Hillary Clinton mocks Trump's science cred

”Please do not take medical advice from a man who looked directly at a solar eclipse,” Clinton wrote on Twitter.

Hillary Clinton

Former Democratic presidential nominee Hillary Clinton on Tuesday made light of President Donald Trump's handling of the coronavirus pandemic, using the occasion to recall one of Trump's previous clashes with scientific recommendations.

”Please do not take medical advice from a man who looked directly at a solar eclipse,” Clinton wrote on Twitter, a reference to an August 2017 eclipse during which Trump briefly looked at the sun without protective eye gear.

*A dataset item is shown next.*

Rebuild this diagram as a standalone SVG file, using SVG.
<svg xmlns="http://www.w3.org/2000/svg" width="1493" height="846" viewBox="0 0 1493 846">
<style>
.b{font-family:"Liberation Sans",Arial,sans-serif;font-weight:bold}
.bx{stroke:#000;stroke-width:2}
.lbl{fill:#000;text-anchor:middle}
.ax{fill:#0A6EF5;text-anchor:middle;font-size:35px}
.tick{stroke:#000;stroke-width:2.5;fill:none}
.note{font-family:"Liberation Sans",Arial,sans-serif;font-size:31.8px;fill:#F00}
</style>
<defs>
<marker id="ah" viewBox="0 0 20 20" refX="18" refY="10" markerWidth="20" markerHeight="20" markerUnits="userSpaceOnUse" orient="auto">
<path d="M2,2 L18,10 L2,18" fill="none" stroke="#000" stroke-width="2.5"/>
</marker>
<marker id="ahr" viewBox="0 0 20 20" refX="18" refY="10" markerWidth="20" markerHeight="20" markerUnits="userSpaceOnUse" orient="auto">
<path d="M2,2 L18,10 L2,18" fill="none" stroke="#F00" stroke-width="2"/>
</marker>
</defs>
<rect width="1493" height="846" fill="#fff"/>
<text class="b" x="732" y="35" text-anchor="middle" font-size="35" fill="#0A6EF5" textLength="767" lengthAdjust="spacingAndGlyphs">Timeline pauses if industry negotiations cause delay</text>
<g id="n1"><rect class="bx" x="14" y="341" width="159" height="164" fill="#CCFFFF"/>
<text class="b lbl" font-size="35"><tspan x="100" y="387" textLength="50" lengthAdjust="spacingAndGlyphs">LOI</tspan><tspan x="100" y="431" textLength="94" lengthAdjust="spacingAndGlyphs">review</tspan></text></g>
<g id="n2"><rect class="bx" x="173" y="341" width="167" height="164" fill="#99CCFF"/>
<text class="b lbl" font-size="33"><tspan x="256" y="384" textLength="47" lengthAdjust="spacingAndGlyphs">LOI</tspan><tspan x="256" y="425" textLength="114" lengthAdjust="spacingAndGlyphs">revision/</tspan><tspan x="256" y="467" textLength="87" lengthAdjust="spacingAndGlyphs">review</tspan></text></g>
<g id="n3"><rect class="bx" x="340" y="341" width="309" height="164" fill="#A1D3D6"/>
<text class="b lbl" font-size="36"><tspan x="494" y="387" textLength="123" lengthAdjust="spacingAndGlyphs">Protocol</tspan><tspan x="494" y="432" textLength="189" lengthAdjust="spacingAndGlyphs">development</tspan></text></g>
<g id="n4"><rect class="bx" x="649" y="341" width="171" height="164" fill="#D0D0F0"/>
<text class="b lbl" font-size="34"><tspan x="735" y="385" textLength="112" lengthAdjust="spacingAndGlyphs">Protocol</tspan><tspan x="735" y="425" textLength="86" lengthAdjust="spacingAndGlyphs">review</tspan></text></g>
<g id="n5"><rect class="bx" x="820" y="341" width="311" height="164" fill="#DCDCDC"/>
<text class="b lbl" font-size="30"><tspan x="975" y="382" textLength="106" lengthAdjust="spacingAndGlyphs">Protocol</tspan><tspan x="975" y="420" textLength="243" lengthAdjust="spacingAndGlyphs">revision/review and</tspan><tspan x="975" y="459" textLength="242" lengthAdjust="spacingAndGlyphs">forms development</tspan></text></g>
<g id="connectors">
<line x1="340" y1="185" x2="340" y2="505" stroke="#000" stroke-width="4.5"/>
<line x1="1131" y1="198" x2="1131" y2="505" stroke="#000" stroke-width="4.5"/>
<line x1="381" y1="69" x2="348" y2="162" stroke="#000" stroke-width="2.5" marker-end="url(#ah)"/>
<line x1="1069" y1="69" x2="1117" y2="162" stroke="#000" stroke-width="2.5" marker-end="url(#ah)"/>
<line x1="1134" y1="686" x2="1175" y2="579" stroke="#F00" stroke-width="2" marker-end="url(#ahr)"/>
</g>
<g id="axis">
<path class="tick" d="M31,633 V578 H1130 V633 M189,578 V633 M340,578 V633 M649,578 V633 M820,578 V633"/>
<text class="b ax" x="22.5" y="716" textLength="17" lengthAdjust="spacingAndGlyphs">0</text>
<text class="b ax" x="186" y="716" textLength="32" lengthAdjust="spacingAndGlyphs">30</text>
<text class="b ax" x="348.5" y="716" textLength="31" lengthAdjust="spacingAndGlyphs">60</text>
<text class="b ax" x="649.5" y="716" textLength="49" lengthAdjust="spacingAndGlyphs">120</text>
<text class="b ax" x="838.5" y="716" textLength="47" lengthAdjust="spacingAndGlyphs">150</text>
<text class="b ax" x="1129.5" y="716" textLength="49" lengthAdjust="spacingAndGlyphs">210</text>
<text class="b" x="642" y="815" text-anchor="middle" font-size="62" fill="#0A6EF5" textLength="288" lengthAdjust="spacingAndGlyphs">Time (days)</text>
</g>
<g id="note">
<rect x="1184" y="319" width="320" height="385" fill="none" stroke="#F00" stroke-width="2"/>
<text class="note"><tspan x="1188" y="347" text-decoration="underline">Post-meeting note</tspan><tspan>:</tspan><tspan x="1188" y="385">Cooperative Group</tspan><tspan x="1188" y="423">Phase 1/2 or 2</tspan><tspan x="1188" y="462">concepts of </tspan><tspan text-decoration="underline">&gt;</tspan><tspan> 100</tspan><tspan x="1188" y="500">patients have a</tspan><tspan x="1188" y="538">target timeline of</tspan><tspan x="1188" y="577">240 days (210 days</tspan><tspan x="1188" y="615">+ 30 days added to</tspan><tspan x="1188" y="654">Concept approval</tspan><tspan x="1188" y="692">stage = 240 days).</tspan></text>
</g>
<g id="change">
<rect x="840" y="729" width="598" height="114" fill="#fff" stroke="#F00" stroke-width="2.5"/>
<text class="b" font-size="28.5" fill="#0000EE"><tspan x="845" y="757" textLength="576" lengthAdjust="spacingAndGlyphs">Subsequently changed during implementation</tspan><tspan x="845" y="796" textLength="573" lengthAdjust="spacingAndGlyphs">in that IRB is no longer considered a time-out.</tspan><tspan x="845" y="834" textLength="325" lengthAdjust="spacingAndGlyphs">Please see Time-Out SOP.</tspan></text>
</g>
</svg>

Though experts warn looking directly into the sun during an eclipse without eye protection can lead to vision damage, and the president eventually put on a pair of special glasses to watch the eclipse’s peak, he appeared to first glance up at the sun without them as cameras rolled and an aide shouted “Don’t look!”

Clinton has repeatedly taken potshots at her former 2016 rival in interviews and tweets -- criticizing his policies toward Russia and weighing in at fraught political moments, like last year's impeachment hearings.

Her latest swipe comes as Trump has begun to chafe at the advice of public health experts, who warn that relaxing social distancing strictures prematurely could have catastrophic consequences.

During White House press briefings on the administration's response to the outbreak, which has infected more than 43,000 individuals and killed more than 500 in the U.S. alone, Trump has routinely been corrected by his health officials on everything from the timeline for a coronavirus vaccine to the efficacy of drugs to treat the illness.

In recent days, Trump has taken to mentioning specific medicines as potential cures for the virus, including the anti-malaria drugs hydroxychloroquine and chloroquine. Research on the combination is still in the early stages, though a drug trial is set to start soon in New York.

Clinton also weighed in Tuesday on Trump's remarks about how he was weighing the damage to the economy wrought by efforts to fight the virus against the advice of epidemiologists.

“It's incredible that this has to be said: Letting thousands of people needlessly suffer and die is wrong,” Clinton wrote. “It's also not a recipe for rescuing the economy."